B-schools Seek to Shrink the Minority Faculty Gap

Last week, Businessweek’s Francesca Di Meglio reported that a mere 3.5 percent of b-school faculty in the U.S. is made up of minority groups such as African Americans, Hispanics and Native Americans.  This number comes from research by the PhD Project, an organization focused on increasing diversity in corporate America by placing more minority professors in the b-school classroom.

The PhD Project notes that the numbers are somewhat improved when Asian faculty is included – the 3.5 percent number refers to “underrepresented” minority groups. When including Asian faculty, the number jumps to over 20 percent at highly ranked programs including the University of Michigan’s Ross School of Business and the University of Southern California’s Marshall School of Business.

Also, minority faculty has grown steadily since the PhD Project was launched in 1994:  That year, the number of underrepresented minority faculty was 294. In 2010, the number had grown to 1,061.

Still, the lack of minority faculty has many repercussions for business schools, such as an inability to attract minority students, which in turn disappoints corporate recruiters looking to the programs for minority talent.

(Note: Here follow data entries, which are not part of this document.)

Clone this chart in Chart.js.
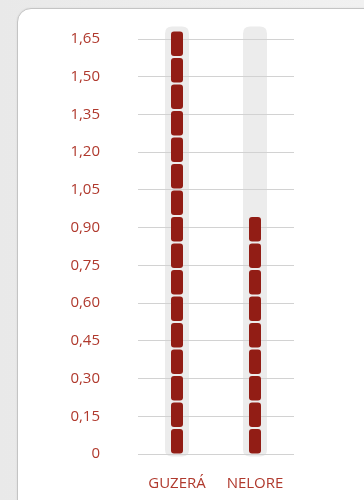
<!DOCTYPE html>
<html>
<head>
<meta charset="utf-8">
<script src="https://cdn.jsdelivr.net/npm/chart.js@4"></script>
<style>
  html, body { margin: 0; padding: 0; }
  body { width: 364px; height: 500px; background: linear-gradient(90deg, #e9e9e9, #f1f1f1); position: relative; overflow: hidden; }
  .card { position: absolute; left: 17px; top: 8px; width: 420px; height: 520px; background: #fff; border: 1px solid #c4c4c4; border-radius: 14px; box-shadow: 0 0 2px rgba(0,0,0,0.08); }
  #chart { position: absolute; left: 0; top: 0; }
</style>
</head>
<body>
<div class="card"></div>
<canvas id="chart" width="364" height="500"></canvas>
<script>
// data
var categories = ["GUZERÁ", "NELORE"];
var values = [1.68, 0.94];
var yTicks = [0, 0.15, 0.30, 0.45, 0.60, 0.75, 0.90, 1.05, 1.20, 1.35, 1.50, 1.65];
var trackTop = 1.70;

var barRed = "#921d15";
var labelRed = "#b0392d";
var trackGray = "#ececec";

function roundRect(ctx, x, y, w, h, r) {
    ctx.beginPath();
    ctx.moveTo(x + r, y);
    ctx.lineTo(x + w - r, y);
    ctx.quadraticCurveTo(x + w, y, x + w, y + r);
    ctx.lineTo(x + w, y + h - r);
    ctx.quadraticCurveTo(x + w, y + h, x + w - r, y + h);
    ctx.lineTo(x + r, y + h);
    ctx.quadraticCurveTo(x, y + h, x, y + h - r);
    ctx.lineTo(x, y + r);
    ctx.quadraticCurveTo(x, y, x + r, y);
    ctx.closePath();
}

// gray track behind each bar, drawn before the grid
const trackPlugin = {
    id: "tracks",
    beforeDraw(chart) {
        const ctx = chart.ctx;
        const yScale = chart.scales.y;
        const top = yScale.getPixelForValue(trackTop);
        chart.getDatasetMeta(0).data.forEach(el => {
            const w = 24;
            ctx.save();
            ctx.fillStyle = trackGray;
            roundRect(ctx, el.x - w / 2, top, w, el.base + 3 - top, 7);
            ctx.fill();
            ctx.restore();
        });
    }
};

// bars painted as a stack of small rounded blocks
const blockPlugin = {
    id: "blocks",
    afterDatasetsDraw(chart) {
        const ctx = chart.ctx;
        const period = 26.5, gap = 2, h = period - gap;
        chart.getDatasetMeta(0).data.forEach(el => {
            const n = Math.round((el.base - el.y + gap) / period);
            const w = el.width;
            ctx.save();
            ctx.fillStyle = barRed;
            for (let i = 0; i < n; i++) {
                const bottom = el.base - i * period;
                roundRect(ctx, el.x - w / 2, bottom - h, w, h, 3);
                ctx.fill();
            }
            ctx.restore();
        });
    }
};

const ctx = document.getElementById("chart").getContext("2d");

new Chart(ctx, {
    type: "bar",
    data: {
        labels: categories,
        datasets: [{
            data: values,
            backgroundColor: "rgba(0,0,0,0)",
            barThickness: 12
        }]
    },
    options: {
        responsive: false,
        animation: false,
        layout: { padding: { top: 39, right: 70, bottom: 0, left: 0 } },
        plugins: {
            legend: { display: false },
            tooltip: { enabled: false }
        },
        scales: {
            x: {
                grid: { display: false, drawTicks: false },
                border: { display: false },
                ticks: {
                    color: labelRed,
                    padding: 21,
                    font: { family: "'Open Sans'", size: 15 }
                },
                afterFit(scale) { scale.height = 46; }
            },
            y: {
                min: 0,
                max: 1.65,
                grid: { color: "#d2d2d2", lineWidth: 1, drawTicks: false },
                border: { display: false },
                ticks: {
                    color: labelRed,
                    padding: 38,
                    font: { family: "'Open Sans'", size: 15 },
                    callback: v => v === 0 ? "0" : v.toFixed(2).replace(".", ",")
                },
                afterBuildTicks(scale) {
                    scale.ticks = yTicks.map(v => ({ value: v }));
                },
                afterFit(scale) {
                    scale.width = 138;
                    // the big tick padding should not push the plot down
                    scale.paddingTop = 9;
                    scale.paddingBottom = 9;
                }
            }
        }
    },
    plugins: [trackPlugin, blockPlugin]
});
</script>
</body>
</html>
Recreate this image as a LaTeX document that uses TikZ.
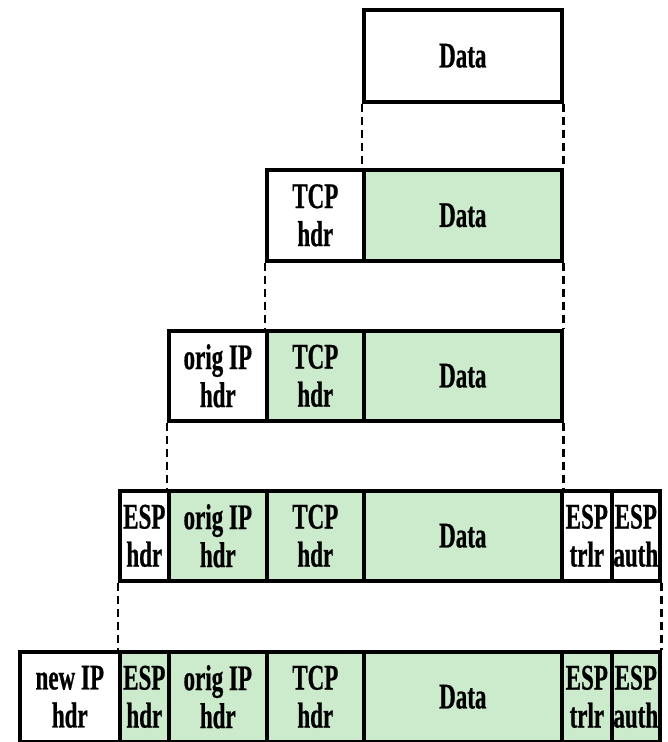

Di Meglio spoke with Sachin Gupta, an associate dean at Cornell University’s Johnson Graduate School of Management, who insisted that b-schools are eager to hire minority faculty, but cannot meet the demand, given the small number of minority PhDs entering the field.

“The availability of well-trained, credentialed [underrepresented minority] faculty has grown over the years but remains small. We’re competing with schools for a small number of faculty,” says Gupta.

Di Meglio also discusses possible solutions for increasing minority instructors with several b-school faculty and administrators, who propose the following ideas:

  • Educate minority students about their career options in business programs and on the Ph.D. track, which will lead to future b-school hires.
  • Provide mentoring and networking opportunities for new staff, and support university-wide organizations for minority and underrepresented faculty.
  • Encourage tenured minority faculty to move into administration, which will encourage minority candidates to apply.

Of course, this isn’t a simple problem of numbers. Hiring decisions must be holistic and based on a variety of factors to remain fair. As John Matsusaka, vice-dean for faculty and academic affairs at the Marshall School of Business states in the article, “I don’t think we’ll ever be in a position where we’d hire just to improve stats.”